In other words, what happens if a professing Christian does not put to death the misdeeds of the flesh? They will die (Rom. 8:13). If a professing Christian stops going to church and gives up their “faith” in Christ, they apostatize (Heb. 10:25ff). Will true Christians bear fruit? Yes; but if a professing Christian does not, then they will be cut off (Jn. 15); mortification, by the Spirit, is not optional because of the contrary effects of failing to mortify.
Anthony Burgess makes this exact point: “For though holy works do not justify, yet by them a man is continued in a state and condition of Justification: so that did not the Covenant of Grace interpose, gross and wicked ways would cut off our Justification, and put us in a state of condemnation.” Or as David Clarkson says, the ways of holiness, “are the inseparable companions or effects of that faith by which we are justified at first, and by which our justification is continued.” And Thomas Manton states this in almost the same manner: “faith giveth us the first right, but works continue it, for otherwise a course of sin would put us into a state of damnation again…” (Works, 12:354). (The right/possession distinction is being used here).
Avoiding unbelief by constant acts of faith in Christ is necessarily required in each believer. “But,” says Davenant, “these acts do not properly and of themselves preserve the life of grace by securing the effect itself of preservation; but indirectly and incidentally by excluding and removing the cause of destruction” (p. 302). This is not too dissimilar from Owen’s argument in his work on justification: “a justified estate cannot consist with the sins and vices that are opposite unto them” (5:149; on his fuller discussion see pp. 150–51 where he still affirms the “faith alone” position in terms of our duty).
After this, Davenant then affirms, as almost all Reformed theologians did, that good works are “necessary to salvation of the justified by a necessity of order, not of causality; or more plainly, as the way appointed to eternal life, not as the meritorious cause of eternal life” (p. 302). Here he’s talking about the “way to life” versus “right to life” distinction used by the Reformed (see WLC 32, “requiring faith as the condition to interest them in him…and to enable them unto all holy obedience…as the way which he has appointed them to salvation”). Notice Davenant and the Westminster divines making use of the same language.
Now, you may disagree with Davenant, Burgess, Manton, Clarkson, et al, but that doesn’t remove the uncomfortable fact for many who want to call themselves Reformed today that this is what our history has taught.

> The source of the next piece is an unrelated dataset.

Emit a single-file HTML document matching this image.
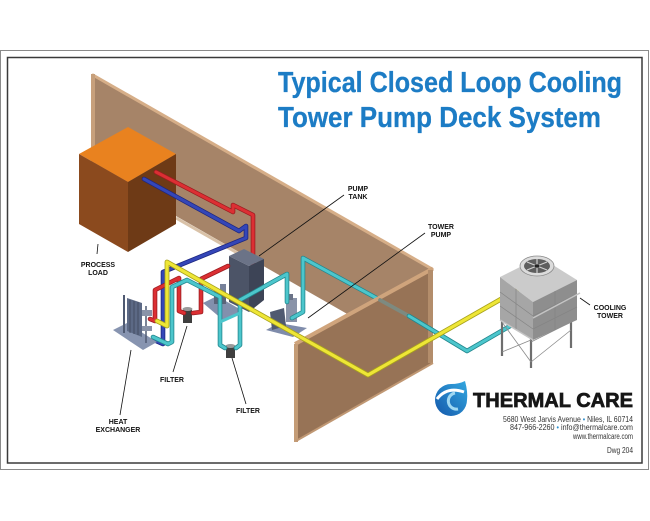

And before criticizing the proposition that evangelical obedience is required for the continuation of justification, please make sure to read these men and understand in what sense they affirmed that proposition and in what sense they denied it. Imagine calling yourself Reformed but calling the position above as heretical. Men responsible for framing the Westminster Confession or the Canons of Dort, for example, are often (unwittingly) anathematized by online theologians who think they are Reformed but affirm theology that has more in common with the seventeenth-century Antinomians (see G.A. van den Brink’s recent brilliant work, The Transfer of Sin). And lazy, pejorative accusations – “that’s Roman Catholic” – won’t fly when you consider that Cardinal Bellarmine’s most devastating critics were typically Reformed divines such as Davenant.
I’m not attempting to solve all of the difficult questions on this topic in this post, but I do think that a lot of people who publicly pontificate on these issues, almost on a daily basis, may wish to spend a bit more time with Davenant and other Early Modern Reformed divines.